+++ Data section +++
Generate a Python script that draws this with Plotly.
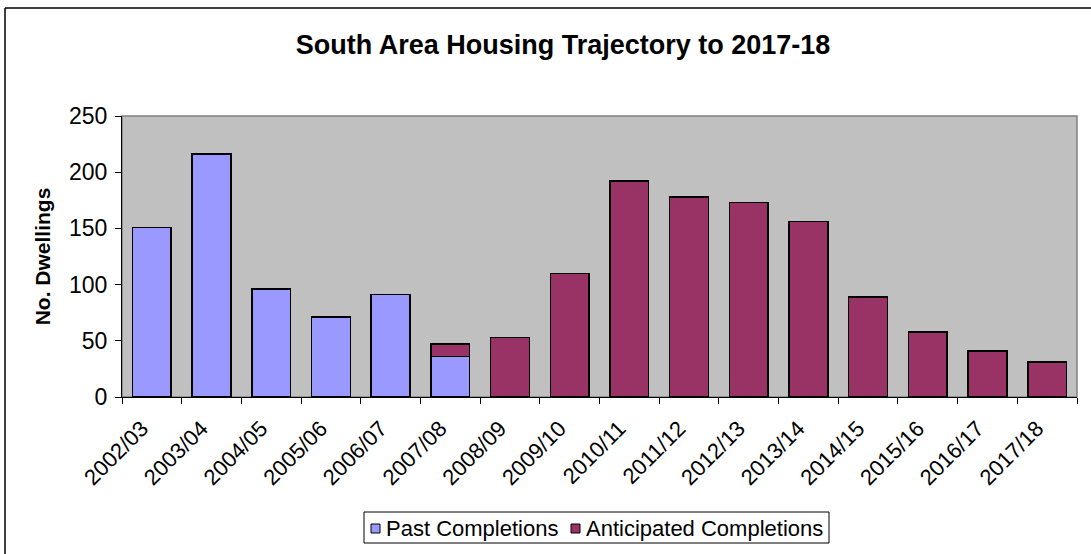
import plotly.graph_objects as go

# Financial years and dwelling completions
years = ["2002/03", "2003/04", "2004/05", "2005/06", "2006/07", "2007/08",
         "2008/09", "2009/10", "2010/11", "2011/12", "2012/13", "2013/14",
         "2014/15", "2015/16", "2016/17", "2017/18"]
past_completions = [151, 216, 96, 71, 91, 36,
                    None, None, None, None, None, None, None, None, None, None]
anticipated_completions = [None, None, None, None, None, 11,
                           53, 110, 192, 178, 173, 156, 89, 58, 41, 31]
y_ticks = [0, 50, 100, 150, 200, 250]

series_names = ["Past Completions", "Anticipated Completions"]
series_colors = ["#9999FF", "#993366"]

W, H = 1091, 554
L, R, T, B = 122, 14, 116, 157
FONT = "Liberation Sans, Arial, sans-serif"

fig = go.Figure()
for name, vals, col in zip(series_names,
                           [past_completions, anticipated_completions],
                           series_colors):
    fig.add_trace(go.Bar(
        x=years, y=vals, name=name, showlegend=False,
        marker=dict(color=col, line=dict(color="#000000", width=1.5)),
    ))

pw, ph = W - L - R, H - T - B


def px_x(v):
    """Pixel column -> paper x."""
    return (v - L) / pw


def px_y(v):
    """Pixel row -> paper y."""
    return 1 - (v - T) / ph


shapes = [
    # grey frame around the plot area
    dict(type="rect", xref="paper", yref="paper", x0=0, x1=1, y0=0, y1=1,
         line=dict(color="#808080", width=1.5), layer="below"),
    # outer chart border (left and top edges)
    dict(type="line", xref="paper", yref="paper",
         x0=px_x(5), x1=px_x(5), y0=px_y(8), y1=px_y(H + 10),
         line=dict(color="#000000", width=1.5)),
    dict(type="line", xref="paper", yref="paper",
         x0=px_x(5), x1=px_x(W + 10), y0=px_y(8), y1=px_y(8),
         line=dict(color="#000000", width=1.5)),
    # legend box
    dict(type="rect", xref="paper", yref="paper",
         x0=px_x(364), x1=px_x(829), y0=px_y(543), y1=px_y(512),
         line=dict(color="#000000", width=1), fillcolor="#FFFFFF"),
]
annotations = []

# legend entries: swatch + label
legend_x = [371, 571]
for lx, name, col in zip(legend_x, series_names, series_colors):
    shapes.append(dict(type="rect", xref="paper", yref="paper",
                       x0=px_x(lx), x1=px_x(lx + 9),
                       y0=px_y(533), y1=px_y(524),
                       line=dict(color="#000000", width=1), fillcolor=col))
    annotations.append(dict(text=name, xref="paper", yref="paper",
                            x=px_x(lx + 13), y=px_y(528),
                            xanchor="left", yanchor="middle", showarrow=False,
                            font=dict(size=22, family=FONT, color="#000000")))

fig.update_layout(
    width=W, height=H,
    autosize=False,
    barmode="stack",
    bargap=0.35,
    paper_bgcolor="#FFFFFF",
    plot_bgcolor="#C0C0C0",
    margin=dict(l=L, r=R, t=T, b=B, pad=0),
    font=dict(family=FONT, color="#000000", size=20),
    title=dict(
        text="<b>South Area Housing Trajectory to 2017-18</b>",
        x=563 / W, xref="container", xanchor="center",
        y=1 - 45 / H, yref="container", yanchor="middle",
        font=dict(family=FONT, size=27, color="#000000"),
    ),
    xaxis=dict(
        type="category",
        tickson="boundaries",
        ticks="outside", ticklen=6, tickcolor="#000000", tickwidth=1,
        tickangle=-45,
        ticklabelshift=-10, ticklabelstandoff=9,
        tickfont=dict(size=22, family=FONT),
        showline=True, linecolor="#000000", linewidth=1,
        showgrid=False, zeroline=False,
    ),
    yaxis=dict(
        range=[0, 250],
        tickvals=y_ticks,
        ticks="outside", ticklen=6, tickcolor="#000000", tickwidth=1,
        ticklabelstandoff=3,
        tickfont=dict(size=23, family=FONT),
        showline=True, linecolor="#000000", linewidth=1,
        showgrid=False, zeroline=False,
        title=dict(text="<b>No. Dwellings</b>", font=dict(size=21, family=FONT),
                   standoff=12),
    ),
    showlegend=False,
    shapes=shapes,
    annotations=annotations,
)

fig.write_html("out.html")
+++
+++ Data section +++
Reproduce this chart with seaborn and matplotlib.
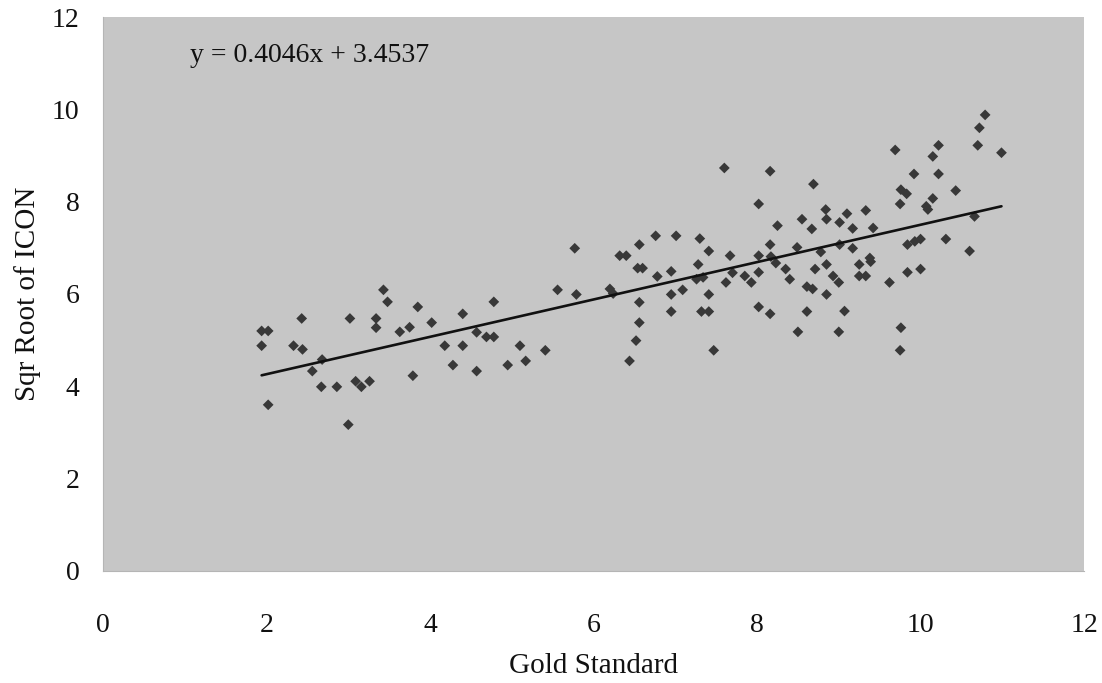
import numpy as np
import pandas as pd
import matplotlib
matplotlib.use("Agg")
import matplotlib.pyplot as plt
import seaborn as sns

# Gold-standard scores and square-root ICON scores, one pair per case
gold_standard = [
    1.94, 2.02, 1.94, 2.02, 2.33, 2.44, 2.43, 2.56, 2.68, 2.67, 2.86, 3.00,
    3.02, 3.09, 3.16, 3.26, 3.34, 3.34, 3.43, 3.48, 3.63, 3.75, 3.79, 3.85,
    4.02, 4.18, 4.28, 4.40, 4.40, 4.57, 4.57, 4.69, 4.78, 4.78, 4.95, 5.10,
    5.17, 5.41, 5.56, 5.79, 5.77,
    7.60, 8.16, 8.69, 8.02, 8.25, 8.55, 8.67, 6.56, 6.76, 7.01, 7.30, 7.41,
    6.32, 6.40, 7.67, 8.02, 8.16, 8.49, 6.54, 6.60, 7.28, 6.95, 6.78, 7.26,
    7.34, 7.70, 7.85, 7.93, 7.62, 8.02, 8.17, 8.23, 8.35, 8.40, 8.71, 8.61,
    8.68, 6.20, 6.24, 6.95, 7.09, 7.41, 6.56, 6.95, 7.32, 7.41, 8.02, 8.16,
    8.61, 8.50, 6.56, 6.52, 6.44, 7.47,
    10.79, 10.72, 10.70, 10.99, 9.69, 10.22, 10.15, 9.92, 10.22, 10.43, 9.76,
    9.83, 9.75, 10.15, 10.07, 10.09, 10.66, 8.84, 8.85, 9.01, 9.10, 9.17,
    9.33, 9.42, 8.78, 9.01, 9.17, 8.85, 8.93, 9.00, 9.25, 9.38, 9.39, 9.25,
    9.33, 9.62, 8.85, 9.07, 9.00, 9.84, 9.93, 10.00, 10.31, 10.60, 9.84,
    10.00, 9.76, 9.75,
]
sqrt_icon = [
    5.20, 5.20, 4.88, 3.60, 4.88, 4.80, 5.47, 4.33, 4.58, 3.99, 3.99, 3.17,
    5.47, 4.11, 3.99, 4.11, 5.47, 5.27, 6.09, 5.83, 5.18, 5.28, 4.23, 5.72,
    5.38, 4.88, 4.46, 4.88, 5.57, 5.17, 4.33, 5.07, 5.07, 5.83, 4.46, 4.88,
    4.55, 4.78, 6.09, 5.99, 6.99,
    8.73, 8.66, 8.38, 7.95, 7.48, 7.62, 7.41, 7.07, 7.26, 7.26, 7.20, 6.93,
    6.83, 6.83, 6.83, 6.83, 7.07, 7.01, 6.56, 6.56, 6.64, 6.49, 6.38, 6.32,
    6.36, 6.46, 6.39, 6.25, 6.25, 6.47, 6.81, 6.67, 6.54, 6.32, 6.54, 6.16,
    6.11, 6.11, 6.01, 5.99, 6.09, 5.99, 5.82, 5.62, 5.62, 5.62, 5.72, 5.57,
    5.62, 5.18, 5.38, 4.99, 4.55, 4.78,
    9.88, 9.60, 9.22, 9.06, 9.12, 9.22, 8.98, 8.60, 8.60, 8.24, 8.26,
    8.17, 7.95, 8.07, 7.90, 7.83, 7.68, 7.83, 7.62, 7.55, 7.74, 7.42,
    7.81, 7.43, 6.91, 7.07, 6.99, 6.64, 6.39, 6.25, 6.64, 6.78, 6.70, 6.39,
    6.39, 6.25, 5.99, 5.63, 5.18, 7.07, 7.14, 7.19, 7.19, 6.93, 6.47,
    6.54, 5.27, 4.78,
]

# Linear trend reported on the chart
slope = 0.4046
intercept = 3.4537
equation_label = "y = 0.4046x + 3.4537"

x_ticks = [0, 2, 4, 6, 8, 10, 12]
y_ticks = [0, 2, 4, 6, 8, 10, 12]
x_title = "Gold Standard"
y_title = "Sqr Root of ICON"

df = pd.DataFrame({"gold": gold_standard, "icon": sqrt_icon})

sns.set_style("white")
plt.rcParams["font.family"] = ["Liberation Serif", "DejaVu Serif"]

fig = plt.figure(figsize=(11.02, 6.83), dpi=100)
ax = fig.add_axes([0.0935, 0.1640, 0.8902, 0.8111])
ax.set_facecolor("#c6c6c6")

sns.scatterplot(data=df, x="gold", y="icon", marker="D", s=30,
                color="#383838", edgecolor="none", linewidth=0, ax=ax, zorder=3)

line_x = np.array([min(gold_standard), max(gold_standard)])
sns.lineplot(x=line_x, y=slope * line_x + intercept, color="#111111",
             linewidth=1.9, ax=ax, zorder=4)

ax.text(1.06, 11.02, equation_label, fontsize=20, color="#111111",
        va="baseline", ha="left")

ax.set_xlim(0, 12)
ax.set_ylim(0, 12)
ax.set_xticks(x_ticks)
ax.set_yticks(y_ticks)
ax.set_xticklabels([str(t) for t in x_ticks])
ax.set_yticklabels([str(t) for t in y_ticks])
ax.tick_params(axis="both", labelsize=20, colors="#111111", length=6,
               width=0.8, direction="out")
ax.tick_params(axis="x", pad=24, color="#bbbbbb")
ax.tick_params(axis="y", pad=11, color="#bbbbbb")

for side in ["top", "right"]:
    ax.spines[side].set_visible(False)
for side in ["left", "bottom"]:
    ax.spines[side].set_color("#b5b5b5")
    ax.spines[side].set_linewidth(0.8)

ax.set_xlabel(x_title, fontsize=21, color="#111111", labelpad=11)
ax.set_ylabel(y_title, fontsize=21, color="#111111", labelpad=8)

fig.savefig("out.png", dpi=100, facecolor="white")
+++
+++ Data section +++
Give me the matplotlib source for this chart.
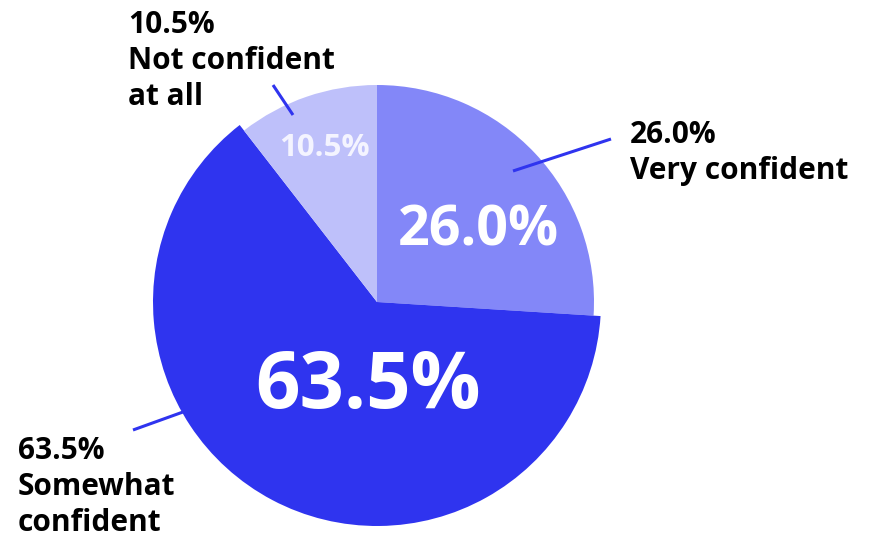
+++
Written request ▸ Scan the entries above. Copy each line that has the string "this".

Task answer ▸
Generate a Python script that draws this with Plotly.
Reproduce this chart with seaborn and matplotlib.
Give me the matplotlib source for this chart.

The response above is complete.